# Exercise details:
In the data that follows, count every line holding the string "seaborn" and give the count alone.

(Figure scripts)
•••

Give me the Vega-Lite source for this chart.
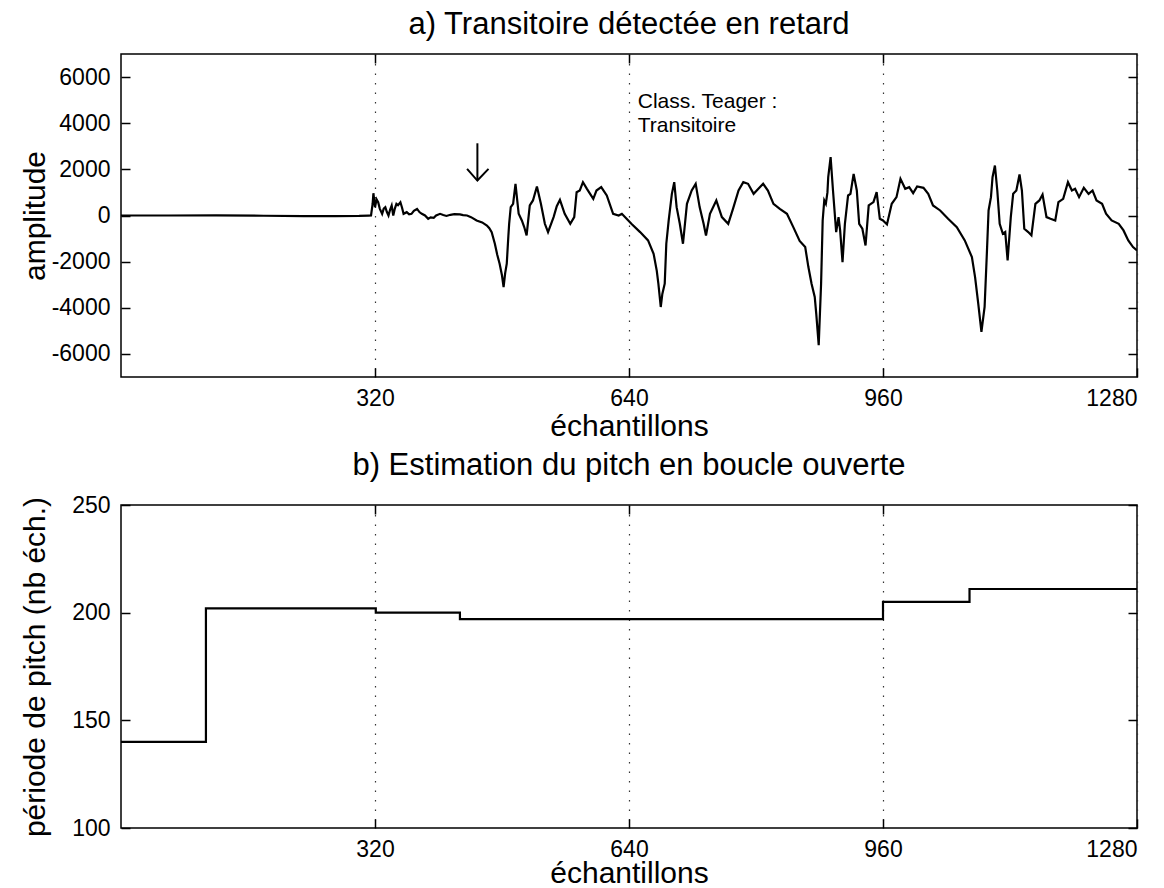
{
  "$schema": "https://vega.github.io/schema/vega-lite/v6.json",
  "background": "white",
  "padding": {"left": 19, "top": 8, "right": 2, "bottom": 0},
  "spacing": 7,
  "config": {
    "font": "Liberation Sans",
    "view": {"stroke": "black", "strokeWidth": 1.5},
    "axis": {
      "labelFont": "Liberation Sans",
      "labelFontSize": 23,
      "labelColor": "black",
      "titleFont": "Liberation Sans",
      "titleFontSize": 30,
      "titleFontWeight": "normal",
      "titleColor": "black",
      "domain": false,
      "tickColor": "black",
      "tickSize": -9,
      "tickWidth": 1.5,
      "grid": false,
      "labelExpr": "'' + datum.value"
    },
    "title": {
      "font": "Liberation Sans",
      "fontSize": 31,
      "fontWeight": "normal",
      "color": "black",
      "anchor": "middle",
      "frame": "group",
      "offset": 12
    }
  },
  "datasets": {
    "signal": [
      {"n":0,"amplitude":0},{"n":60,"amplitude":0},{"n":120,"amplitude":5},{"n":180,"amplitude":-10},{"n":230,"amplitude":-25},{"n":270,"amplitude":-30},{"n":300,"amplitude":-20},{"n":312,"amplitude":-5},{"n":315,"amplitude":0},{"n":317,"amplitude":500},{"n":318,"amplitude":965},{"n":320,"amplitude":360},{"n":322,"amplitude":700},{"n":324,"amplitude":576},{"n":326,"amplitude":300},{"n":329,"amplitude":72},{"n":331,"amplitude":300},{"n":333,"amplitude":360},{"n":335,"amplitude":150},{"n":337,"amplitude":0},{"n":339,"amplitude":250},{"n":341,"amplitude":433},{"n":343,"amplitude":0},{"n":345,"amplitude":300},{"n":347,"amplitude":505},{"n":349,"amplitude":450},{"n":352,"amplitude":576},{"n":354,"amplitude":350},{"n":356,"amplitude":72},{"n":360,"amplitude":144},{"n":363,"amplitude":50},{"n":366,"amplitude":72},{"n":369,"amplitude":200},{"n":373,"amplitude":288},{"n":376,"amplitude":150},{"n":379,"amplitude":72},{"n":383,"amplitude":0},{"n":387,"amplitude":-144},{"n":390,"amplitude":-80},{"n":394,"amplitude":-100},{"n":397,"amplitude":0},{"n":402,"amplitude":72},{"n":406,"amplitude":20},{"n":410,"amplitude":-20},{"n":415,"amplitude":30},{"n":420,"amplitude":60},{"n":427,"amplitude":50},{"n":431,"amplitude":20},{"n":436,"amplitude":0},{"n":441,"amplitude":-70},{"n":448,"amplitude":-216},{"n":455,"amplitude":-300},{"n":461,"amplitude":-433},{"n":464,"amplitude":-550},{"n":467,"amplitude":-721},{"n":471,"amplitude":-1227},{"n":474,"amplitude":-1700},{"n":477,"amplitude":-2090},{"n":480,"amplitude":-2600},{"n":482,"amplitude":-3100},{"n":484,"amplitude":-2500},{"n":486,"amplitude":-2090},{"n":488,"amplitude":-900},{"n":489,"amplitude":-360},{"n":491,"amplitude":363},{"n":494,"amplitude":507},{"n":497,"amplitude":1373},{"n":501,"amplitude":75},{"n":505,"amplitude":-214},{"n":508,"amplitude":-500},{"n":511,"amplitude":-864},{"n":515,"amplitude":435},{"n":519,"amplitude":652},{"n":524,"amplitude":1257},{"n":529,"amplitude":507},{"n":534,"amplitude":-360},{"n":538,"amplitude":-720},{"n":545,"amplitude":-70},{"n":549,"amplitude":400},{"n":553,"amplitude":680},{"n":559,"amplitude":75},{"n":566,"amplitude":-360},{"n":571,"amplitude":-70},{"n":574,"amplitude":1012},{"n":578,"amplitude":1084},{"n":582,"amplitude":1445},{"n":587,"amplitude":1156},{"n":591,"amplitude":940},{"n":595,"amplitude":724},{"n":599,"amplitude":1084},{"n":605,"amplitude":1229},{"n":612,"amplitude":868},{"n":620,"amplitude":75},{"n":627,"amplitude":2},{"n":631,"amplitude":75},{"n":637,"amplitude":-142},{"n":643,"amplitude":-360},{"n":654,"amplitude":-720},{"n":664,"amplitude":-1080},{"n":671,"amplitude":-1657},{"n":675,"amplitude":-2400},{"n":677,"amplitude":-2956},{"n":680,"amplitude":-3966},{"n":682,"amplitude":-3400},{"n":685,"amplitude":-2956},{"n":687,"amplitude":-1225},{"n":690,"amplitude":-214},{"n":694,"amplitude":940},{"n":697,"amplitude":1445},{"n":700,"amplitude":363},{"n":704,"amplitude":-360},{"n":708,"amplitude":-1225},{"n":713,"amplitude":507},{"n":719,"amplitude":1084},{"n":724,"amplitude":1373},{"n":729,"amplitude":363},{"n":734,"amplitude":-360},{"n":737,"amplitude":-864},{"n":742,"amplitude":75},{"n":750,"amplitude":652},{"n":757,"amplitude":-70},{"n":765,"amplitude":-360},{"n":771,"amplitude":290},{"n":778,"amplitude":1084},{"n":784,"amplitude":1445},{"n":790,"amplitude":1373},{"n":797,"amplitude":940},{"n":803,"amplitude":1156},{"n":809,"amplitude":1373},{"n":815,"amplitude":1084},{"n":822,"amplitude":507},{"n":830,"amplitude":290},{"n":839,"amplitude":75},{"n":847,"amplitude":-503},{"n":855,"amplitude":-1100},{"n":862,"amplitude":-1369},{"n":866,"amplitude":-2235},{"n":870,"amplitude":-2956},{"n":874,"amplitude":-3533},{"n":876,"amplitude":-4300},{"n":879,"amplitude":-5625},{"n":882,"amplitude":-2956},{"n":884,"amplitude":-214},{"n":886,"amplitude":652},{"n":888,"amplitude":507},{"n":890,"amplitude":1000},{"n":891,"amplitude":1662},{"n":894,"amplitude":2527},{"n":897,"amplitude":1084},{"n":901,"amplitude":-720},{"n":904,"amplitude":-70},{"n":906,"amplitude":-647},{"n":909,"amplitude":-2018},{"n":912,"amplitude":-360},{"n":916,"amplitude":868},{"n":919,"amplitude":940},{"n":923,"amplitude":1806},{"n":927,"amplitude":1084},{"n":930,"amplitude":-360},{"n":934,"amplitude":-575},{"n":938,"amplitude":-1297},{"n":942,"amplitude":435},{"n":948,"amplitude":580},{"n":952,"amplitude":1012},{"n":956,"amplitude":-142},{"n":960,"amplitude":-214},{"n":965,"amplitude":-387},{"n":971,"amplitude":507},{"n":977,"amplitude":796},{"n":982,"amplitude":1589},{"n":988,"amplitude":1156},{"n":993,"amplitude":1229},{"n":998,"amplitude":969},{"n":1003,"amplitude":1257},{"n":1011,"amplitude":1200},{"n":1017,"amplitude":940},{"n":1023,"amplitude":435},{"n":1032,"amplitude":218},{"n":1042,"amplitude":-142},{"n":1053,"amplitude":-503},{"n":1063,"amplitude":-1080},{"n":1072,"amplitude":-1801},{"n":1076,"amplitude":-2667},{"n":1080,"amplitude":-3822},{"n":1084,"amplitude":-5048},{"n":1088,"amplitude":-3966},{"n":1091,"amplitude":-1513},{"n":1093,"amplitude":218},{"n":1096,"amplitude":796},{"n":1098,"amplitude":1662},{"n":1101,"amplitude":2167},{"n":1104,"amplitude":1084},{"n":1107,"amplitude":-360},{"n":1111,"amplitude":-792},{"n":1114,"amplitude":-720},{"n":1117,"amplitude":-1946},{"n":1121,"amplitude":-70},{"n":1124,"amplitude":940},{"n":1128,"amplitude":1084},{"n":1132,"amplitude":1777},{"n":1135,"amplitude":1084},{"n":1138,"amplitude":-575},{"n":1143,"amplitude":-720},{"n":1147,"amplitude":-864},{"n":1152,"amplitude":507},{"n":1157,"amplitude":652},{"n":1161,"amplitude":911},{"n":1166,"amplitude":-70},{"n":1171,"amplitude":-142},{"n":1177,"amplitude":-214},{"n":1181,"amplitude":580},{"n":1187,"amplitude":724},{"n":1193,"amplitude":1445},{"n":1198,"amplitude":1084},{"n":1202,"amplitude":1156},{"n":1207,"amplitude":796},{"n":1213,"amplitude":1200},{"n":1219,"amplitude":940},{"n":1224,"amplitude":1084},{"n":1229,"amplitude":652},{"n":1236,"amplitude":507},{"n":1241,"amplitude":75},{"n":1248,"amplitude":-214},{"n":1257,"amplitude":-360},{"n":1263,"amplitude":-647},{"n":1269,"amplitude":-1080},{"n":1275,"amplitude":-1369},{"n":1280,"amplitude":-1513}
    ],
    "arrowShaft": [{"n": 449, "top": 3130, "tip": 1515}],
    "arrowHead": [
      {"k": 0, "n": 436, "amplitude": 2020},
      {"k": 1, "n": 449, "amplitude": 1515},
      {"k": 2, "n": 463, "amplitude": 2020}
    ],
    "note": [
      {"n": 651, "amplitude": 4906, "text": "Class. Teager :"},
      {"n": 651, "amplitude": 3897, "text": "Transitoire"}
    ],
    "pitch": [
      {"n": 0, "periode": 140},
      {"n": 107, "periode": 202},
      {"n": 321, "periode": 200},
      {"n": 427, "periode": 197},
      {"n": 960, "periode": 205},
      {"n": 1069, "periode": 211},
      {"n": 1280, "periode": 211}
    ]
  },
  "vconcat": [
    {
      "width": 1016,
      "height": 323,
      "title": {"text": "a) Transitoire détectée en retard"},
      "layer": [
        {
          "data": {"name": "signal"},
          "mark": {"type": "line", "color": "black", "strokeWidth": 2.2, "clip": true},
          "encoding": {
            "x": {
              "field": "n", "type": "quantitative",
              "scale": {"domain": [0, 1280], "nice": false, "zero": false},
              "axis": {
                "values": [320, 640, 960, 1280],
                "title": "échantillons",
                "grid": true, "gridDash": [1.5, 8], "gridColor": "#333", "gridWidth": 1.2,
                "labelPadding": 19,
                "titleY": 49, "titleBaseline": "middle"
              }
            },
            "y": {
              "field": "amplitude", "type": "quantitative",
              "scale": {"domain": [-7000, 7000], "nice": false, "zero": false},
              "axis": {
                "values": [-6000, -4000, -2000, 0, 2000, 4000, 6000],
                "title": "amplitude",
                "labelPadding": 20,
                "titleX": -86, "titleBaseline": "middle"
              }
            }
          }
        },
        {
          "data": {"name": "signal"},
          "mark": {"type": "point", "opacity": 0},
          "encoding": {
            "x": {
              "field": "n", "type": "quantitative",
              "axis": {"orient": "top", "values": [320, 640, 960], "labels": false, "title": null}
            },
            "y": {
              "field": "amplitude", "type": "quantitative",
              "axis": {"orient": "right", "values": [-6000, -4000, -2000, 0, 2000, 4000, 6000], "labels": false, "title": null}
            }
          }
        },
        {
          "data": {"name": "arrowShaft"},
          "mark": {"type": "rule", "color": "black", "strokeWidth": 2},
          "encoding": {
            "x": {"field": "n", "type": "quantitative", "axis": null},
            "y": {"field": "top", "type": "quantitative", "axis": null},
            "y2": {"field": "tip"}
          }
        },
        {
          "data": {"name": "arrowHead"},
          "mark": {"type": "line", "color": "black", "strokeWidth": 2},
          "encoding": {
            "x": {"field": "n", "type": "quantitative", "axis": null},
            "y": {"field": "amplitude", "type": "quantitative", "axis": null},
            "order": {"field": "k"}
          }
        },
        {
          "data": {"name": "note"},
          "mark": {"type": "text", "align": "left", "baseline": "middle", "fontSize": 21, "font": "Liberation Sans", "color": "black"},
          "encoding": {
            "x": {"field": "n", "type": "quantitative", "axis": null},
            "y": {"field": "amplitude", "type": "quantitative", "axis": null},
            "text": {"field": "text"}
          }
        }
      ],
      "resolve": {"axis": {"x": "independent", "y": "independent"}}
    },
    {
      "width": 1016,
      "height": 323,
      "title": {"text": "b) Estimation du pitch en boucle ouverte"},
      "layer": [
        {
          "data": {"name": "pitch"},
          "mark": {"type": "line", "color": "black", "strokeWidth": 2.2, "interpolate": "step-after"},
          "encoding": {
            "x": {
              "field": "n", "type": "quantitative",
              "scale": {"domain": [0, 1280], "nice": false, "zero": false},
              "axis": {
                "values": [320, 640, 960, 1280],
                "title": "échantillons",
                "grid": true, "gridDash": [1.5, 8], "gridColor": "#333", "gridWidth": 1.2,
                "labelPadding": 19,
                "titleY": 45, "titleBaseline": "middle"
              }
            },
            "y": {
              "field": "periode", "type": "quantitative",
              "scale": {"domain": [100, 250], "nice": false, "zero": false},
              "axis": {
                "values": [100, 150, 200, 250],
                "title": "période de pitch (nb éch.)",
                "labelPadding": 20,
                "titleX": -86, "titleBaseline": "middle"
              }
            }
          }
        },
        {
          "data": {"name": "pitch"},
          "mark": {"type": "point", "opacity": 0},
          "encoding": {
            "x": {
              "field": "n", "type": "quantitative",
              "axis": {"orient": "top", "values": [320, 640, 960], "labels": false, "title": null}
            },
            "y": {
              "field": "periode", "type": "quantitative",
              "axis": {"orient": "right", "values": [100, 150, 200, 250], "labels": false, "title": null}
            }
          }
        }
      ],
      "resolve": {"axis": {"x": "independent", "y": "independent"}}
    }
  ]
}
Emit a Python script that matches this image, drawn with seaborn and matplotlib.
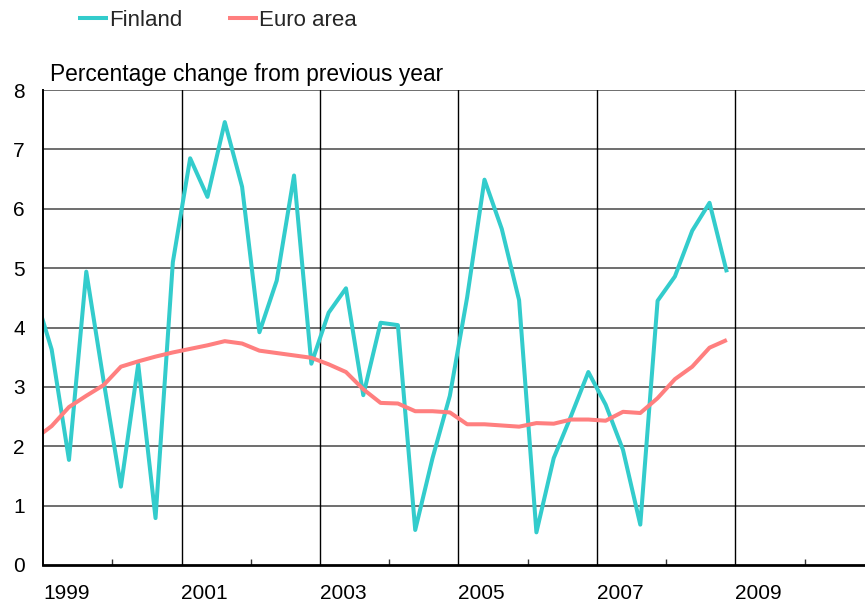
import matplotlib
matplotlib.use("Agg")
import matplotlib.pyplot as plt
import numpy as np
import pandas as pd
import seaborn as sns

# Quarterly series, 1998 Q4 to 2008 Q4
start_year, start_quarter = 1998, 4
finland = [4.59,
           3.63, 1.77, 4.94, 3.10, 1.32, 3.38, 0.79, 5.10, 6.85, 6.20,
           7.46, 6.37, 3.92, 4.79, 6.56, 3.39, 4.25, 4.66, 2.86, 4.08,
           4.04, 0.59, 1.80, 2.85, 4.51, 6.49, 5.66, 4.46, 0.55, 1.80,
           2.51, 3.25, 2.70, 1.94, 0.68, 4.45, 4.86, 5.63, 6.10, 4.93]
euro_area = [2.12,
             2.34, 2.66, 2.85, 3.03, 3.34, 3.43, 3.51, 3.58, 3.64, 3.70,
             3.77, 3.73, 3.61, 3.57, 3.53, 3.49, 3.38, 3.25, 2.96, 2.73,
             2.72, 2.59, 2.59, 2.57, 2.37, 2.37, 2.35, 2.33, 2.39, 2.38,
             2.45, 2.45, 2.43, 2.58, 2.56, 2.81, 3.13, 3.34, 3.66, 3.79]
series_names = ["Finland", "Euro area"]
series_colors = ["#33CCCC", "#FF7F7F"]
year_labels = ["1999", "2001", "2003", "2005", "2007", "2009"]
y_ticks = [0, 1, 2, 3, 4, 5, 6, 7, 8]
y_title = "Percentage change from previous year"

# mid-quarter positions on a decimal-year axis
n = len(finland)
q_index = np.arange(n) + (start_quarter - 1)
x_pos = start_year + (q_index + 0.5) / 4.0

df = pd.DataFrame({
    "x": np.concatenate([x_pos, x_pos]),
    "value": finland + euro_area,
    "series": [series_names[0]] * n + [series_names[1]] * n,
})

sns.set_theme(style="white")
plt.rcParams["font.family"] = ["Liberation Sans", "DejaVu Sans"]
FS = 15

fig = plt.figure(figsize=(8.65, 6.09), dpi=100)
ax = fig.add_axes([43 / 865, 44 / 609, 822 / 865, 475 / 609])

sns.lineplot(data=df, x="x", y="value", hue="series", hue_order=series_names,
             palette=dict(zip(series_names, series_colors)), linewidth=2.9,
             ax=ax, legend=True)
for ln in ax.lines:
    ln.set_solid_joinstyle("round")
    ln.set_solid_capstyle("butt")

ax.set_xlim(1999, 1999 + 822 / 69.25)
ax.set_ylim(0, 8)

# horizontal gridlines
ax.set_yticks(y_ticks)
ax.set_yticklabels([str(v) for v in y_ticks], fontsize=FS)
for v in y_ticks[1:]:
    ax.axhline(v, color="#555555", lw=1.2, zorder=0.5)

# vertical gridlines at odd years, minor ticks between
major_x = [int(s) for s in year_labels]
ax.set_xticks(major_x)
ax.set_xticklabels(year_labels, fontsize=FS, ha="left")
for xv in major_x[1:]:
    ax.axvline(xv, color="black", lw=1.0, zorder=0.5)
ax.set_xticks([y + 1 for y in major_x], minor=True)

ax.tick_params(axis="x", which="major", length=0, pad=14, colors="black")
ax.tick_params(axis="x", which="minor", direction="in", length=4, width=1,
               color="#333333", bottom=True)
ax.tick_params(axis="y", length=0, pad=13, colors="black")

ax.set_xlabel("")
ax.set_ylabel("")
ax.spines["left"].set_color("black")
ax.spines["left"].set_linewidth(1.4)
ax.spines["bottom"].set_color("black")
ax.spines["bottom"].set_linewidth(2.0)
ax.spines["top"].set_visible(False)
ax.spines["right"].set_visible(False)
ax.grid(False)

handles, labels = ax.get_legend_handles_labels()
ax.get_legend().remove()
fig.legend(handles, labels, loc="center left",
           bbox_to_anchor=(78 / 865, 1 - 20 / 609), ncol=2, frameon=False,
           fontsize=16, handlelength=1.35, handletextpad=0.06,
           columnspacing=2.05, borderpad=0, borderaxespad=0)

fig.text(50 / 865, 1 - 81 / 609, y_title, ha="left", va="baseline",
         fontsize=16.4, color="black")

fig.savefig("out.png", dpi=100)
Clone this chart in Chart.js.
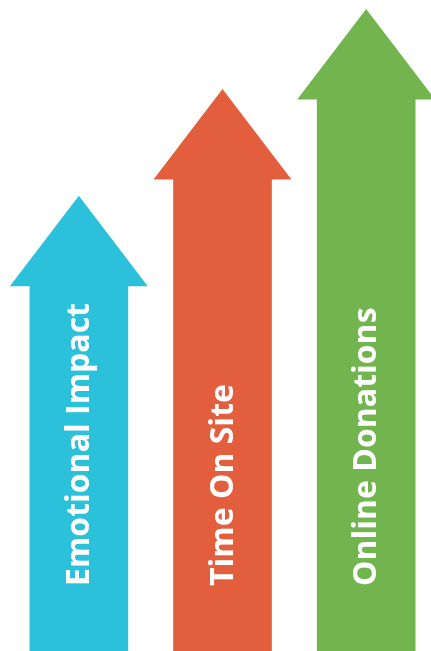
<!doctype html>
<html lang="en">
<head>
	<meta charset="utf-8">
	<title>Arrows</title>
	<script src="https://cdn.jsdelivr.net/npm/chart.js"></script>
	<style>
		html, body { margin: 0; padding: 0; background: #fff; overflow: hidden; width: 431px; height: 651px; }
		.wrap { width: 438px; height: 651px; position: relative; }
	</style>
</head>
<body>
	<div class="wrap"><canvas id="myChart"></canvas></div>
	<script>
		// categories and bar heights (top of the arrow body, 0-100 scale)
		const labels = ['Emotional Impact', 'Time On Site', 'Online Donations'];
		const values = [56.1, 72.5, 84.8];
		const colors = ['#2cc1da', '#e25e3c', '#72b54f'];

		// draws the arrow heads and the rotated labels on top of each bar
		const arrowPlugin = {
			id: 'arrows',
			afterDatasetsDraw(chart) {
				const ctx = chart.ctx;
				const meta = chart.getDatasetMeta(0);
				meta.data.forEach((bar, i) => {
					const half = bar.width / 2 + 20;
					ctx.save();
					ctx.fillStyle = colors[i];
					ctx.beginPath();
					ctx.moveTo(bar.x - half, bar.y + 0.5);
					ctx.lineTo(bar.x + half, bar.y + 0.5);
					ctx.lineTo(bar.x, bar.y - 90);
					ctx.closePath();
					ctx.fill();

					ctx.translate(bar.x + 10, bar.base - 65);
					ctx.rotate(-Math.PI / 2);
					ctx.fillStyle = '#fff';
					ctx.font = 'bold 32px "Open Sans"';
					ctx.textAlign = 'left';
					ctx.textBaseline = 'alphabetic';
					ctx.fillText(labels[i], 0, 0);
					ctx.restore();
				});
			}
		};

		const ctx = document.getElementById('myChart').getContext('2d');
		const myChart = new Chart(ctx, {
			type: 'bar',
			data: {
				labels: labels,
				datasets: [{
					data: values,
					backgroundColor: colors,
					borderWidth: 0,
					barThickness: 98
				}]
			},
			options: {
				responsive: true,
				maintainAspectRatio: false,
				animation: false,
				layout: { padding: { left: 7, right: 0, top: 0, bottom: 0 } },
				plugins: { legend: { display: false }, tooltip: { enabled: false } },
				scales: {
					x: { display: false },
					y: { display: false, min: 0, max: 100 }
				}
			},
			plugins: [arrowPlugin]
		});
	</script>
</body>
</html>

•••

# Written response:
2